-- SUPPLIED MATERIAL --
***
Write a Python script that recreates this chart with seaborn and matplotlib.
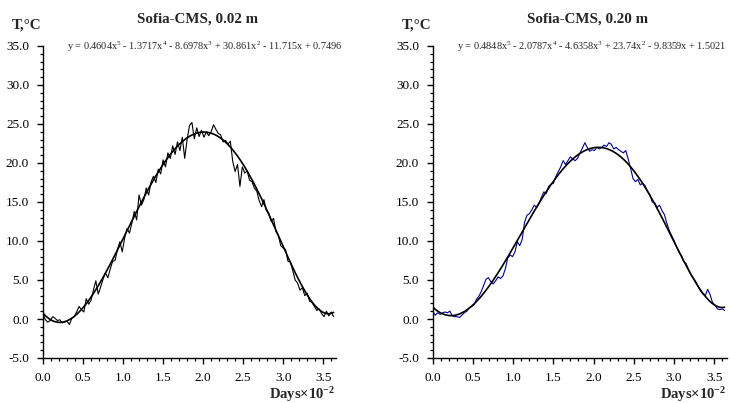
import numpy as np
import pandas as pd
import matplotlib
matplotlib.use("Agg")
import matplotlib.pyplot as plt
import seaborn as sns
from matplotlib.ticker import MultipleLocator, FormatStrFormatter

# ---------------- data ----------------
days = np.arange(0, 366, 3) / 100.0  # Days x 10^-2

temp_002 = [
    0.6, -0.1, -0.4, -0.2, 0.3, 0.1, -0.2, -0.1, -0.5, -0.4,
    -0.3, -0.7, 0.1, 0.3, 0.9, 1.6, 1.2, 0.9, 2.6, 1.9,
    2.4, 3.7, 4.9, 3.2, 4.1, 5.1, 5.9, 5.3, 6.4, 7.4,
    7.5, 8.9, 9.9, 8.6, 10.4, 11.6, 11.0, 12.3, 13.8, 12.7,
    15.9, 14.6, 15.3, 16.8, 15.9, 17.6, 18.3, 17.5, 19.2, 18.6,
    20.4, 19.5, 21.3, 20.6, 22.2, 21.1, 22.7, 21.6, 23.3, 20.6,
    23.0, 24.8, 25.2, 23.1, 24.5, 23.4, 24.2, 23.3, 24.0, 23.5,
    24.0, 24.9, 24.3, 23.8, 23.6, 22.7, 22.9, 22.4, 22.8, 20.2,
    18.9, 19.8, 17.0, 19.5, 18.7, 19.0, 17.8, 17.6, 16.8, 16.4,
    15.2, 14.4, 15.3, 13.9, 13.6, 12.5, 12.9, 11.2, 10.7, 9.4,
    9.1, 8.9, 7.4, 7.3, 6.2, 5.0, 4.6, 3.7, 4.0, 3.0,
    3.3, 2.3, 2.1, 1.6, 1.1, 1.3, 0.7, 0.3, 1.0, 0.4,
    0.9, 0.3,
]

temp_020 = [
    0.9, 0.5, 0.8, 0.6, 0.8, 0.9, 0.8, 1.0, 0.4, 0.3,
    0.3, 0.2, 0.5, 0.8, 1.0, 1.4, 1.6, 1.8, 2.5, 2.9,
    3.5, 4.3, 5.1, 5.3, 4.8, 4.5, 4.9, 5.4, 5.2, 5.5,
    6.4, 7.8, 8.2, 8.0, 8.6, 9.9, 9.4, 10.2, 12.4, 13.3,
    13.5, 14.0, 14.6, 14.3, 14.8, 15.6, 16.3, 16.1, 17.0, 17.3,
    17.4, 18.3, 18.9, 19.5, 20.3, 19.8, 20.3, 20.8, 20.5, 20.3,
    20.6, 21.3, 21.9, 22.6, 22.0, 21.5, 21.7, 21.6, 22.0, 21.8,
    22.0, 22.3, 22.1, 22.6, 22.4, 21.8, 22.0, 21.7, 21.5, 21.3,
    21.6, 20.5, 19.3, 18.0, 17.6, 17.9, 17.2, 17.4, 17.1, 16.4,
    15.9, 15.0, 14.9, 14.3, 14.6, 13.9, 13.4, 12.3, 11.4, 10.7,
    10.1, 9.3, 8.6, 8.2, 7.4, 7.1, 6.4, 5.7, 5.3, 4.8,
    4.2, 3.6, 3.2, 3.0, 3.8, 3.1, 2.1, 1.8, 1.3, 1.2,
    1.3, 1.1,
]

# trend-line coefficients (highest power first), as printed on the chart
coef_002 = [0.4604, -1.3717, -8.6978, 30.861, -11.715, 0.7496]
coef_020 = [0.4848, -2.0787, -4.6358, 23.74, -9.8359, 1.5021]

titles = ["Sofia-CMS, 0.02 m", "Sofia-CMS, 0.20 m"]
equations = [
    r"y = 0.4604x$^5$ - 1.3717x$^4$ - 8.6978x$^3$ + 30.861x$^2$ - 11.715x + 0.7496",
    r"y = 0.4848x$^5$ - 2.0787x$^4$ - 4.6358x$^3$ + 23.74x$^2$ - 9.8359x + 1.5021",
]
line_colors = ["black", "#00008B"]

# ---------------- style ----------------
sns.set_theme(style="ticks")
plt.rcParams["font.family"] = ["Liberation Serif", "DejaVu Serif"]
plt.rcParams["mathtext.fontset"] = "custom"
plt.rcParams["mathtext.rm"] = "Liberation Serif"
plt.rcParams["mathtext.it"] = "Liberation Serif:italic"
plt.rcParams["mathtext.bf"] = "Liberation Serif:bold"

fig = plt.figure(figsize=(7.30, 4.03), dpi=100)
W, H = 730.0, 403.0
axes_px = [(43, 336), (433, 727)]
bottom_px, top_px = 358, 46

series = [temp_002, temp_020]
coefs = [coef_002, coef_020]

for i in range(2):
    l, r = axes_px[i]
    ax = fig.add_axes([l / W, 1 - bottom_px / H, (r - l) / W, (bottom_px - top_px) / H])
    df = pd.DataFrame({"x": days, "y": series[i]})
    sns.lineplot(data=df, x="x", y="y", ax=ax, color=line_colors[i], lw=0.8, legend=False)
    xf = np.linspace(0, 3.63, 300)
    fit = pd.DataFrame({"x": xf, "y": np.polyval(coefs[i], xf)})
    sns.lineplot(data=fit, x="x", y="y", ax=ax, color="black", lw=1.2, legend=False)

    ax.set_xlim(0, 3.66)
    ax.set_ylim(-5, 35)
    ax.xaxis.set_major_locator(MultipleLocator(0.5))
    ax.xaxis.set_minor_locator(MultipleLocator(0.1))
    ax.yaxis.set_major_locator(MultipleLocator(5))
    ax.yaxis.set_minor_locator(MultipleLocator(1))
    ax.xaxis.set_major_formatter(FormatStrFormatter("%.1f"))
    ax.yaxis.set_major_formatter(FormatStrFormatter("%.1f"))
    ax.tick_params(which="major", direction="out", length=4, width=1.0, labelsize=9.5,
                   colors="black", pad=6)
    ax.tick_params(which="minor", direction="out", length=2.2, width=0.9, colors="black")
    ax.set_xlabel("")
    ax.set_ylabel("")
    for s in ["top", "right"]:
        ax.spines[s].set_visible(False)
    for s in ["left", "bottom"]:
        ax.spines[s].set_linewidth(1.0)
        ax.spines[s].set_color("black")
    ax.set_facecolor("white")

    # texts
    fig.text((l - 16) / W, 1 - 25 / H, "T,°C", ha="center", va="center",
             fontsize=10.8, fontweight="bold")
    fig.text((l + 155) / W, 1 - 19 / H, titles[i], ha="center", va="center",
             fontsize=10.8, fontweight="bold")
    fig.text((l + 24) / W, 1 - 47 / H, equations[i], ha="left", va="center",
             fontsize=7.4)
    fig.text((r - 1) / W, 1 - 395 / H, r"Days×10$^{\mathbf{-2}}$", ha="right", va="center",
             fontsize=10.5, fontweight="bold")

fig.savefig("out.png", dpi=100, facecolor="white")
***
-- REQUEST --
Return the whole listing, word for word, and leave out every picture.

-- FULL OUTPUT --
Write a Python script that recreates this chart with seaborn and matplotlib.
import numpy as np
import pandas as pd
import matplotlib
matplotlib.use("Agg")
import matplotlib.pyplot as plt
import seaborn as sns
from matplotlib.ticker import MultipleLocator, FormatStrFormatter

# ---------------- data ----------------
days = np.arange(0, 366, 3) / 100.0  # Days x 10^-2

temp_002 = [
    0.6, -0.1, -0.4, -0.2, 0.3, 0.1, -0.2, -0.1, -0.5, -0.4,
    -0.3, -0.7, 0.1, 0.3, 0.9, 1.6, 1.2, 0.9, 2.6, 1.9,
    2.4, 3.7, 4.9, 3.2, 4.1, 5.1, 5.9, 5.3, 6.4, 7.4,
    7.5, 8.9, 9.9, 8.6, 10.4, 11.6, 11.0, 12.3, 13.8, 12.7,
    15.9, 14.6, 15.3, 16.8, 15.9, 17.6, 18.3, 17.5, 19.2, 18.6,
    20.4, 19.5, 21.3, 20.6, 22.2, 21.1, 22.7, 21.6, 23.3, 20.6,
    23.0, 24.8, 25.2, 23.1, 24.5, 23.4, 24.2, 23.3, 24.0, 23.5,
    24.0, 24.9, 24.3, 23.8, 23.6, 22.7, 22.9, 22.4, 22.8, 20.2,
    18.9, 19.8, 17.0, 19.5, 18.7, 19.0, 17.8, 17.6, 16.8, 16.4,
    15.2, 14.4, 15.3, 13.9, 13.6, 12.5, 12.9, 11.2, 10.7, 9.4,
    9.1, 8.9, 7.4, 7.3, 6.2, 5.0, 4.6, 3.7, 4.0, 3.0,
    3.3, 2.3, 2.1, 1.6, 1.1, 1.3, 0.7, 0.3, 1.0, 0.4,
    0.9, 0.3,
]

temp_020 = [
    0.9, 0.5, 0.8, 0.6, 0.8, 0.9, 0.8, 1.0, 0.4, 0.3,
    0.3, 0.2, 0.5, 0.8, 1.0, 1.4, 1.6, 1.8, 2.5, 2.9,
    3.5, 4.3, 5.1, 5.3, 4.8, 4.5, 4.9, 5.4, 5.2, 5.5,
    6.4, 7.8, 8.2, 8.0, 8.6, 9.9, 9.4, 10.2, 12.4, 13.3,
    13.5, 14.0, 14.6, 14.3, 14.8, 15.6, 16.3, 16.1, 17.0, 17.3,
    17.4, 18.3, 18.9, 19.5, 20.3, 19.8, 20.3, 20.8, 20.5, 20.3,
    20.6, 21.3, 21.9, 22.6, 22.0, 21.5, 21.7, 21.6, 22.0, 21.8,
    22.0, 22.3, 22.1, 22.6, 22.4, 21.8, 22.0, 21.7, 21.5, 21.3,
    21.6, 20.5, 19.3, 18.0, 17.6, 17.9, 17.2, 17.4, 17.1, 16.4,
    15.9, 15.0, 14.9, 14.3, 14.6, 13.9, 13.4, 12.3, 11.4, 10.7,
    10.1, 9.3, 8.6, 8.2, 7.4, 7.1, 6.4, 5.7, 5.3, 4.8,
    4.2, 3.6, 3.2, 3.0, 3.8, 3.1, 2.1, 1.8, 1.3, 1.2,
    1.3, 1.1,
]

# trend-line coefficients (highest power first), as printed on the chart
coef_002 = [0.4604, -1.3717, -8.6978, 30.861, -11.715, 0.7496]
coef_020 = [0.4848, -2.0787, -4.6358, 23.74, -9.8359, 1.5021]

titles = ["Sofia-CMS, 0.02 m", "Sofia-CMS, 0.20 m"]
equations = [
    r"y = 0.4604x$^5$ - 1.3717x$^4$ - 8.6978x$^3$ + 30.861x$^2$ - 11.715x + 0.7496",
    r"y = 0.4848x$^5$ - 2.0787x$^4$ - 4.6358x$^3$ + 23.74x$^2$ - 9.8359x + 1.5021",
]
line_colors = ["black", "#00008B"]

# ---------------- style ----------------
sns.set_theme(style="ticks")
plt.rcParams["font.family"] = ["Liberation Serif", "DejaVu Serif"]
plt.rcParams["mathtext.fontset"] = "custom"
plt.rcParams["mathtext.rm"] = "Liberation Serif"
plt.rcParams["mathtext.it"] = "Liberation Serif:italic"
plt.rcParams["mathtext.bf"] = "Liberation Serif:bold"

fig = plt.figure(figsize=(7.30, 4.03), dpi=100)
W, H = 730.0, 403.0
axes_px = [(43, 336), (433, 727)]
bottom_px, top_px = 358, 46

series = [temp_002, temp_020]
coefs = [coef_002, coef_020]

for i in range(2):
    l, r = axes_px[i]
    ax = fig.add_axes([l / W, 1 - bottom_px / H, (r - l) / W, (bottom_px - top_px) / H])
    df = pd.DataFrame({"x": days, "y": series[i]})
    sns.lineplot(data=df, x="x", y="y", ax=ax, color=line_colors[i], lw=0.8, legend=False)
    xf = np.linspace(0, 3.63, 300)
    fit = pd.DataFrame({"x": xf, "y": np.polyval(coefs[i], xf)})
    sns.lineplot(data=fit, x="x", y="y", ax=ax, color="black", lw=1.2, legend=False)

    ax.set_xlim(0, 3.66)
    ax.set_ylim(-5, 35)
    ax.xaxis.set_major_locator(MultipleLocator(0.5))
    ax.xaxis.set_minor_locator(MultipleLocator(0.1))
    ax.yaxis.set_major_locator(MultipleLocator(5))
    ax.yaxis.set_minor_locator(MultipleLocator(1))
    ax.xaxis.set_major_formatter(FormatStrFormatter("%.1f"))
    ax.yaxis.set_major_formatter(FormatStrFormatter("%.1f"))
    ax.tick_params(which="major", direction="out", length=4, width=1.0, labelsize=9.5,
                   colors="black", pad=6)
    ax.tick_params(which="minor", direction="out", length=2.2, width=0.9, colors="black")
    ax.set_xlabel("")
    ax.set_ylabel("")
    for s in ["top", "right"]:
        ax.spines[s].set_visible(False)
    for s in ["left", "bottom"]:
        ax.spines[s].set_linewidth(1.0)
        ax.spines[s].set_color("black")
    ax.set_facecolor("white")

    # texts
    fig.text((l - 16) / W, 1 - 25 / H, "T,°C", ha="center", va="center",
             fontsize=10.8, fontweight="bold")
    fig.text((l + 155) / W, 1 - 19 / H, titles[i], ha="center", va="center",
             fontsize=10.8, fontweight="bold")
    fig.text((l + 24) / W, 1 - 47 / H, equations[i], ha="left", va="center",
             fontsize=7.4)
    fig.text((r - 1) / W, 1 - 395 / H, r"Days×10$^{\mathbf{-2}}$", ha="right", va="center",
             fontsize=10.5, fontweight="bold")

fig.savefig("out.png", dpi=100, facecolor="white")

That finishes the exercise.